Judging your conversation

The anxieties and uncertainties which can arise after having a conversation with someone you don’t know haven’t been readily studied before. But now some new research published recently has explored whether people can make an accurate assessment of what people thought of them.

In other words, does your judgment of how you behave during a conversation with a stranger match up with their actual perception? Or is there a mismatch?

A new type of perceptual bias.

Their paper describes multiple experiments to explore this question, both in the lab and in more real-world settings. And they revealed that there is indeed a mismatch. More specifically they found, across all their studies, that, after an introductory conversation, people are liked by the other person more than they think they are. In other words, people systematically underestimate how much their conversation partners liked them and enjoyed their company.

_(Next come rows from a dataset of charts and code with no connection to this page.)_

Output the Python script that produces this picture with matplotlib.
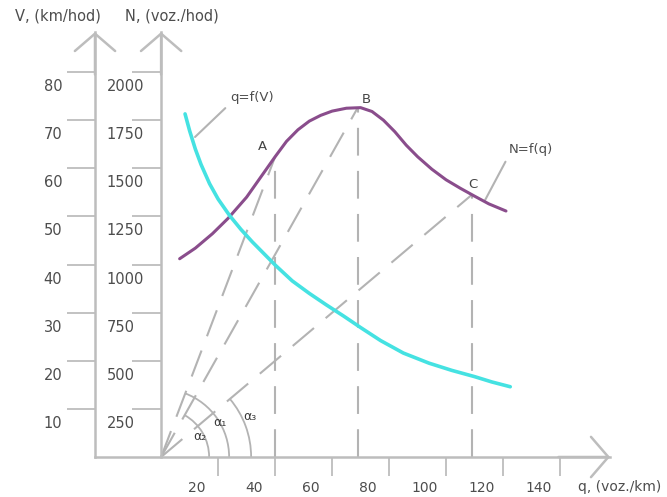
import numpy as np
import matplotlib
matplotlib.use("Agg")
import matplotlib.pyplot as plt
from matplotlib.patches import Arc
from matplotlib.transforms import ScaledTranslation

plt.rcParams["lines.scale_dashes"] = False
plt.rcParams["font.family"] = ["DejaVu Sans"]

# N = f(q)  (density q -> flow N)
q_flow = [6.5, 12, 18, 23.5, 30, 35, 40, 44, 48, 52, 56, 60, 65, 70,
          74, 78, 82, 86, 90, 95, 100, 105, 110, 115, 121]
n_flow = [1030, 1085, 1160, 1240, 1350, 1455, 1560, 1640, 1700, 1745, 1775, 1797, 1812, 1815,
          1795, 1750, 1690, 1620, 1560, 1495, 1440, 1396, 1355, 1315, 1278]

# q = f(V)  (density q -> speed V)
q_speed = [8.4, 10, 12, 14, 17, 20, 24, 28, 32, 36, 40, 46, 52,
           58, 64, 70, 77, 85, 94, 102, 110, 116, 122.5]
v_speed = [71.3, 67.8, 64.0, 60.8, 56.8, 53.6, 50.2, 47.3, 44.7, 42.3, 39.9, 36.6, 34.0,
           31.6, 29.3, 26.9, 24.2, 21.6, 19.5, 18.0, 16.7, 15.6, 14.6]

# characteristic points on N = f(q)
pt_names = ["A", "B", "C"]
pt_q = [40, 69, 109]
pt_n = [1560, 1815, 1362]

angle_names = ["α₁", "α₂", "α₃"]

v_ticks = [10, 20, 30, 40, 50, 60, 70, 80]
n_ticks = [250, 500, 750, 1000, 1250, 1500, 1750, 2000]
q_ticks = [20, 40, 60, 80, 100, 120, 140]

AXIS = "#bdbdbd"
DASH = "#b3b3b3"
TEXT = "#4d4d4d"
PURPLE = "#8a4d8c"
CYAN = "#45e2e2"
FS = 10.5

W, H = 667, 497
fig = plt.figure(figsize=(W / 100, H / 100), dpi=100)
px_l, px_r, px_b, px_t = 95, 610, 457, 32
ax = fig.add_axes([px_l / W, 1 - px_b / H, (px_r - px_l) / W, (px_b - px_t) / H])
ax.set_xlim(-23.2, 157.5)
ax.set_ylim(0, 2208)
axv = ax.twinx()
axv.set_ylim(0, 2208 / 25)
ax.patch.set_visible(False)

# spines
for s in ["top", "right"]:
    ax.spines[s].set_visible(False)
ax.spines["left"].set_position(("data", 0))
for sp in [ax.spines["left"], ax.spines["bottom"]]:
    sp.set_color(AXIS)
    sp.set_linewidth(1.8)
for s in ["top", "right", "bottom"]:
    axv.spines[s].set_visible(False)
axv.spines["left"].set_visible(True)
axv.spines["left"].set_position(("axes", 0))
axv.spines["left"].set_color(AXIS)
axv.spines["left"].set_linewidth(1.8)
axv.yaxis.set_ticks_position("left")

# ticks
ax.set_xticks(q_ticks, [str(v) for v in q_ticks])
ax.tick_params(axis="x", length=14, width=1.3, color=AXIS, pad=3,
               labelsize=FS - 0.5, labelcolor=TEXT)
for lab in ax.get_xticklabels():
    lab.set_transform(lab.get_transform() + ScaledTranslation(-0.21, 0, fig.dpi_scale_trans))

ax.set_yticks(n_ticks, [str(v) for v in n_ticks])
ax.tick_params(axis="y", length=21, width=1.3, color=AXIS, pad=0,
               labelsize=FS, labelcolor=TEXT)
for lab in ax.get_yticklabels():
    lab.set_horizontalalignment("left")
    lab.set_transform(lab.get_transform() + ScaledTranslation(-0.255, -0.13, fig.dpi_scale_trans))

axv.set_yticks(v_ticks, [str(v) for v in v_ticks])
axv.tick_params(axis="y", length=20, width=1.3, color=AXIS, pad=3.5,
                labelsize=FS, labelcolor=TEXT, left=True, labelleft=True,
                right=False, labelright=False)
for lab in axv.get_yticklabels():
    lab.set_transform(lab.get_transform() + ScaledTranslation(0, -0.13, fig.dpi_scale_trans))

# axis arrows (open chevrons)
astyle = "->,head_length=1.25,head_width=1.45"
akw = dict(arrowstyle=astyle, color=AXIS, lw=1.8, shrinkA=0, shrinkB=0)
ax.annotate("", xy=(0, 1), xytext=(0, 0.9), xycoords="axes fraction", arrowprops=akw)
ax.annotate("", xy=(0, 1), xytext=(0, 0.9), xycoords=("data", "axes fraction"), arrowprops=akw)
ax.annotate("", xy=(1, 0), xytext=(0.9, 0), xycoords="axes fraction", arrowprops=akw)

# dashed construction lines
dash = (0, (20, 11))
origin = ax.transData.transform((0, 0))
for name, q, n in zip(pt_names, pt_q, pt_n):
    ax.plot([q, q], [0, n], color=DASH, lw=1.5, ls=dash, zorder=2)
    ax.plot([0, q], [0, n], color=DASH, lw=1.5, ls=dash, zorder=2)

# angle arcs at the origin
arc_r = {"A": 68, "B": 48, "C": 90}
lab_pos = {"A": (59, 35), "B": (39, 20), "C": (89, 40)}
for name, aname, q, n in zip(pt_names, angle_names, pt_q, pt_n):
    p = ax.transData.transform((q, n))
    ang = np.degrees(np.arctan2(p[1] - origin[1], p[0] - origin[0]))
    r = arc_r[name]
    tr = fig.dpi_scale_trans + ScaledTranslation(0, 0, ax.transData)
    ax.add_patch(Arc((0, 0), 2 * r / 100, 2 * r / 100, theta1=0, theta2=ang,
                     transform=tr, color=DASH, lw=1.3, clip_on=False))
    dx, dy = lab_pos[name]
    ax.annotate(aname, xy=(0, 0), xytext=(dx * 0.72, dy * 0.72), textcoords="offset points",
                fontsize=9, color="#3a3a3a", ha="center", va="center")

# curves
ax.plot(q_flow, n_flow, color=PURPLE, lw=2.2, zorder=4, solid_capstyle="round")
axv.plot(q_speed, v_speed, color=CYAN, lw=2.6, zorder=3, solid_capstyle="round")

# point labels
offs = {"A": (-13, 10), "B": (9, 8), "C": (1, 10)}
for name, q, n in zip(pt_names, pt_q, pt_n):
    dx, dy = offs[name]
    ax.annotate(name, xy=(q, n), xytext=(dx * 0.72, dy * 0.72), textcoords="offset points",
                fontsize=9.5, color="#444444", ha="center", va="center")

# curve labels
axv.annotate("q=f(V)", xy=(11.9, 66.5), xytext=(24.2, 74.8), fontsize=9.5, color=TEXT,
             ha="left", va="center",
             arrowprops=dict(arrowstyle="-", color=DASH, lw=1.5, shrinkA=2, shrinkB=0,
                             relpos=(0, 0)))
ax.annotate("N=f(q)", xy=(113.5, 1330), xytext=(121.8, 1595), fontsize=9.5, color=TEXT,
            ha="left", va="center",
            arrowprops=dict(arrowstyle="-", color=DASH, lw=1.5, shrinkA=2, shrinkB=0,
                            relpos=(0, 0)))

# axis titles
fig.text(15 / W, 1 - 16 / H, "V, (km/hod)", fontsize=10.5, color=TEXT, ha="left", va="center")
fig.text(125 / W, 1 - 16 / H, "N, (voz./hod)", fontsize=10.5, color=TEXT, ha="left", va="center")
fig.text(578 / W, 1 - 487 / H, "q, (voz./km)", fontsize=10, color=TEXT, ha="left", va="center")

fig.savefig("out.png", dpi=100, facecolor="white")
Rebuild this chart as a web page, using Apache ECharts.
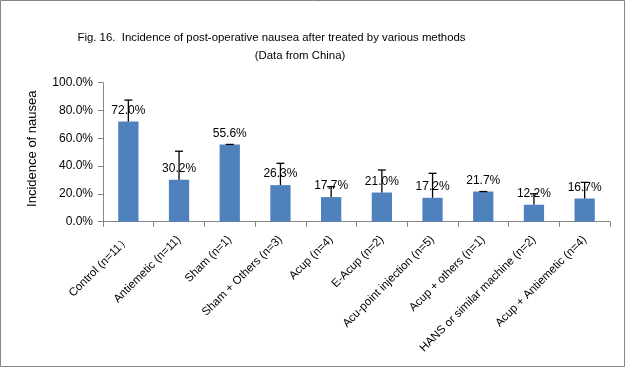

They called this mismatch the liking gap – to reflect the fact that other people like us more than we think they do.

Your inner critic

What’s more, they found that this liking gap persisted regardless of whether the introductory conversion was over a short, medium or longer period. Meaning that it isn’t necessarily anything to do with the duration of the conversation.

Also, the bias suggests that people are more likely to be negative about their conversation, than about other people’s conversation. The authors suggest that each of us has an inner critic inside our brain who is constantly monitoring our social conversations, perhaps to continually strive to do better next time.

However, the downside to this is that people seem to have a deliberate inbuilt pessimism, or fear of embarrassment, about their own conversational abilities – something that is at odds with some other biases of human perception and behavior which have been previously described in the literature and which suggest that people often see themselves and their lives through rose tinted glasses – otherwise known as the optimism bias.

It’s just inside your head.

Another possible reason for why people exhibit this liking gap is because they are not only evaluating the external circumstances of the conversation, such as what they said and how the other person responded, but also they are taking into account the emotional insecurities and self-conscious feelings inside their head, which are not necessarily visible to the listener.

In the words of the authors of the paper “In people’s minds, they are stammering and nervous and searching for the right words, but others cannot see the inside of their minds; rather, they are paying attention to overt behaviour.” 

More social than you realise. 

What’s more, when people are making these critical judgements, they often forget that they have actually been fine-tuning their social behaviours over their whole lifetime, so that it is acceptable and even likeable. They have learnt that they should be gazing, laughing, smiling, pausing, gesturing, and take turns in ways that fit the conversation and synchronising these overt behaviours with their conversation partner.  But because this fine-tuning is typically done at a subconscious level, we often don’t think very much about how well-honed our social and conversational behaviours are.

Don’t be so hard on yourself.

This new liking gap bias, therefore, can be added to the long list of biases which are known to influence people’s behaviour and perception, and that are useful to know about when you go about your daily life.